6) Static pressure versus total dynamic head
A complete pump duty point generally uses total dynamic head (TDH), which combines static head plus friction losses plus minor losses. However, static pressure is still the anchor term. Friction varies with flow, pipe roughness, valve position, and fouling; static does not. That is why early concept design often starts with static pressure to establish a minimum duty floor.
In controls design, static pressure also helps define no-flow or low-flow conditions during startup, standby, and valve transients. If static requirements are already close to pump limits, the system has little operational margin and may become unstable under routine changes.
7) Why safety margin matters
The calculator includes a design safety margin percentage because real systems rarely operate at ideal conditions. Typical engineering margins of 5% to 15% are used depending on data certainty, instrument quality, and project criticality. A larger margin may be justified when:
- Future expansion is planned.
- Fluid properties vary with temperature or concentration.
- Operating levels fluctuate dramatically.
- Measurement confidence is low during early project phases.
Avoid excessive margin stacking because that drives oversized pumps, poor efficiency, and control valve throttling losses.

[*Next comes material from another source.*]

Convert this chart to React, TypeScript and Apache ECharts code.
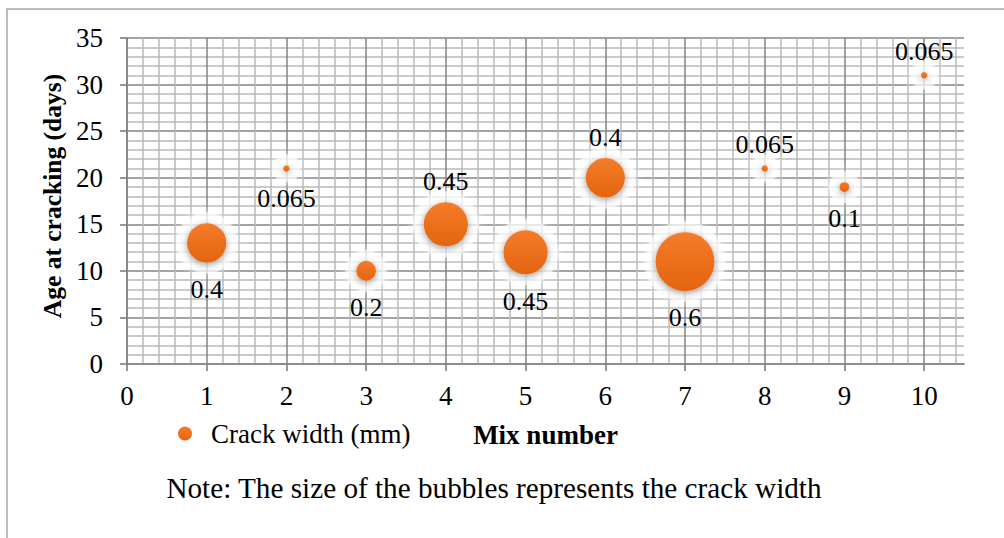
import React, { useEffect, useRef } from 'react';
import * as echarts from 'echarts';

// Bubble data: one bubble per mix
const mixNumbers = [1, 2, 3, 4, 5, 6, 7, 8, 9, 10];
const crackAgeDays = [13, 21, 10, 15, 12, 20, 11, 21, 19, 31];
const crackWidthMm = [0.4, 0.065, 0.2, 0.45, 0.45, 0.4, 0.6, 0.065, 0.1, 0.065];
const labelSide = ['bottom', 'bottom', 'bottom', 'top', 'bottom', 'top', 'bottom', 'top', 'bottom', 'top'];

// Axis ticks
const xTickValues = [0, 1, 2, 3, 4, 5, 6, 7, 8, 9, 10];
const yTickValues = [0, 5, 10, 15, 20, 25, 30, 35];

const SERIES_NAME = 'Crack width (mm)';
const X_TITLE = 'Mix number';
const Y_TITLE = 'Age at cracking (days)';
const NOTE = 'Note: The size of the bubbles represents the crack width';

const FONT = '"Liberation Serif", "Times New Roman", serif';
const MAJOR = '#858585';
const MINOR = '#b8b8b8';
const BUBBLE_SCALE = 98; // px of diameter per mm of crack width

export default function App() {
  const ref = useRef<HTMLDivElement>(null);

  useEffect(() => {
    if (!ref.current) return;
    const chart = echarts.init(ref.current, undefined, { renderer: 'svg' });

    const points = mixNumbers.map((m, i) => ({
      value: [m, crackAgeDays[i], crackWidthMm[i]],
      label: {
        position: labelSide[i],
        distance: labelSide[i] === 'top' ? 8 : 14,
      },
    }));

    const haloPoints = mixNumbers.map((m, i) => [m, crackAgeDays[i], crackWidthMm[i]]);

    const xMax = xTickValues[xTickValues.length - 1] + 0.5;
    const yMax = yTickValues[yTickValues.length - 1];

    chart.setOption({
      animation: false,
      backgroundColor: '#ffffff',
      grid: { left: 127, top: 38, right: 40, bottom: 174, containLabel: false },
      xAxis: [
        {
          // labelled axis
          type: 'value',
          min: 0,
          max: xMax,
          interval: 1,
          name: X_TITLE,
          nameLocation: 'middle',
          nameGap: 57,
          nameTextStyle: { fontFamily: FONT, fontSize: 27, fontWeight: 'bold', color: '#000' },
          axisLine: { show: true, lineStyle: { color: MAJOR, width: 1.7 } },
          axisTick: { show: true, customValues: xTickValues, length: 7, lineStyle: { color: MAJOR, width: 1.7 } },
          axisLabel: { customValues: xTickValues, margin: 18, fontFamily: FONT, fontSize: 27, color: '#000' },
          splitLine: { show: false },
          z: 2,
        },
        {
          // fine grid: every 0.2
          type: 'value',
          min: 0,
          max: xMax,
          interval: 0.2,
          axisLine: { show: false },
          axisTick: { show: false },
          axisLabel: { show: false },
          splitLine: {
            show: true,
            showMaxLine: false,
            lineStyle: { color: [MAJOR, MINOR, MINOR, MINOR, MINOR], width: 1.5 },
          },
          z: 1,
        },
      ],
      yAxis: [
        {
          type: 'value',
          min: 0,
          max: yMax,
          interval: 5,
          name: Y_TITLE,
          nameLocation: 'middle',
          nameGap: 62,
          nameTextStyle: { fontFamily: FONT, fontSize: 25.5, fontWeight: 'bold', color: '#000', padding: [0, 0, 0, 10] },
          axisLine: { show: true, lineStyle: { color: MAJOR, width: 1.7 } },
          axisTick: { show: true, length: 7, lineStyle: { color: MAJOR, width: 1.7 } },
          axisLabel: { margin: 24, fontFamily: FONT, fontSize: 27, color: '#000' },
          splitLine: { show: false },
          z: 2,
        },
        {
          // fine grid: every day
          type: 'value',
          min: 0,
          max: yMax,
          interval: 1,
          position: 'left',
          axisLine: { show: false },
          axisTick: { show: false },
          axisLabel: { show: false },
          splitLine: {
            show: true,
            lineStyle: { color: [MAJOR, MINOR, MINOR, MINOR, MINOR], width: 1.5 },
          },
          z: 1,
        },
      ],
      legend: {
        data: [SERIES_NAME],
        left: 173,
        top: 415,
        icon: 'circle',
        itemWidth: 14,
        itemHeight: 14,
        itemStyle: { shadowBlur: 0, shadowOffsetY: 0 },
        textStyle: { fontFamily: FONT, fontSize: 27, color: '#000', padding: [0, 0, 0, 14] },
      },
      series: [
        {
          // soft white glow behind each bubble
          type: 'scatter',
          name: 'glow',
          xAxisIndex: 0,
          yAxisIndex: 0,
          silent: true,
          data: haloPoints,
          symbolSize: (v: number[]) => v[2] * BUBBLE_SCALE + 22,
          itemStyle: {
            color: 'rgba(255,255,255,0.72)',
            shadowBlur: 12,
            shadowColor: 'rgba(255,255,255,1)',
          },
          label: { show: false },
          z: 3,
        },
        {
          type: 'scatter',
          name: SERIES_NAME,
          xAxisIndex: 0,
          yAxisIndex: 0,
          data: points,
          symbolSize: (v: number[]) => v[2] * BUBBLE_SCALE,
          itemStyle: {
            color: new echarts.graphic.LinearGradient(0, 0, 0, 1, [
              { offset: 0, color: '#f47c2a' },
              { offset: 1, color: '#e4640f' },
            ]),
            opacity: 1,
            shadowBlur: 7,
            shadowColor: 'rgba(0,0,0,0.4)',
            shadowOffsetY: 2,
          },
          label: {
            show: true,
            formatter: (p: any) => String(p.value[2]),
            fontFamily: FONT,
            fontSize: 26,
            color: '#000',
          },
          z: 4,
        },
      ],
      graphic: [
        {
          type: 'rect',
          silent: true,
          shape: { x: 7, y: 9, width: 1010, height: 540 },
          style: { fill: 'none', stroke: '#a9a9a9', lineWidth: 1.5 },
          z: 0,
        },
        {
          type: 'text',
          x: 494,
          y: 488,
          style: {
            text: NOTE,
            font: `29.2px ${FONT}`,
            fill: '#000',
            textAlign: 'center',
            textVerticalAlign: 'middle',
          },
        },
      ],
    });

    return () => chart.dispose();
  }, []);

  return (
    <div
      ref={ref}
      style={{ position: 'absolute', left: 0, top: 0, width: 1004, height: 538 }}
    />
  );
}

Margin discipline is a major life-cycle cost issue.
8) Regulatory and technical references you should review
For reliable engineering decisions, use high-quality technical references. These official resources are excellent starting points:
- U.S. Department of Energy pumping systems resources: energy.gov pumping systems guidance
- U.S. Geological Survey background on water properties and hydrology: USGS water density reference
- National Institute of Standards and Technology for units and measurement rigor: NIST physical measurement laboratory
9) Step-by-step workflow for engineering teams
- Define system boundaries and identify suction and discharge control surfaces.
- Collect elevations against one common site datum.
- Determine vessel pressures at both boundaries using the same pressure basis.
- Set fluid density from operating temperature and composition.
- Compute static head and pressure differential.
- Add justified design margin for uncertainty and operations.
- Use the result as an input to full TDH and pump curve matching.
- Validate with commissioning data and update model assumptions.
10) Final practical takeaway
A high-quality static pressure calculation is one of the fastest ways to reduce pump selection risk. It clarifies the minimum pressure work the pump must provide, exposes data gaps early, and improves communication between process, mechanical, controls, and operations teams. Use the calculator to establish a defensible baseline, then integrate pipe friction and system curve analysis for final pump sizing.
When static pressure is calculated consistently, your pump specification becomes tighter, your energy performance improves, and your commissioning cycle becomes much smoother.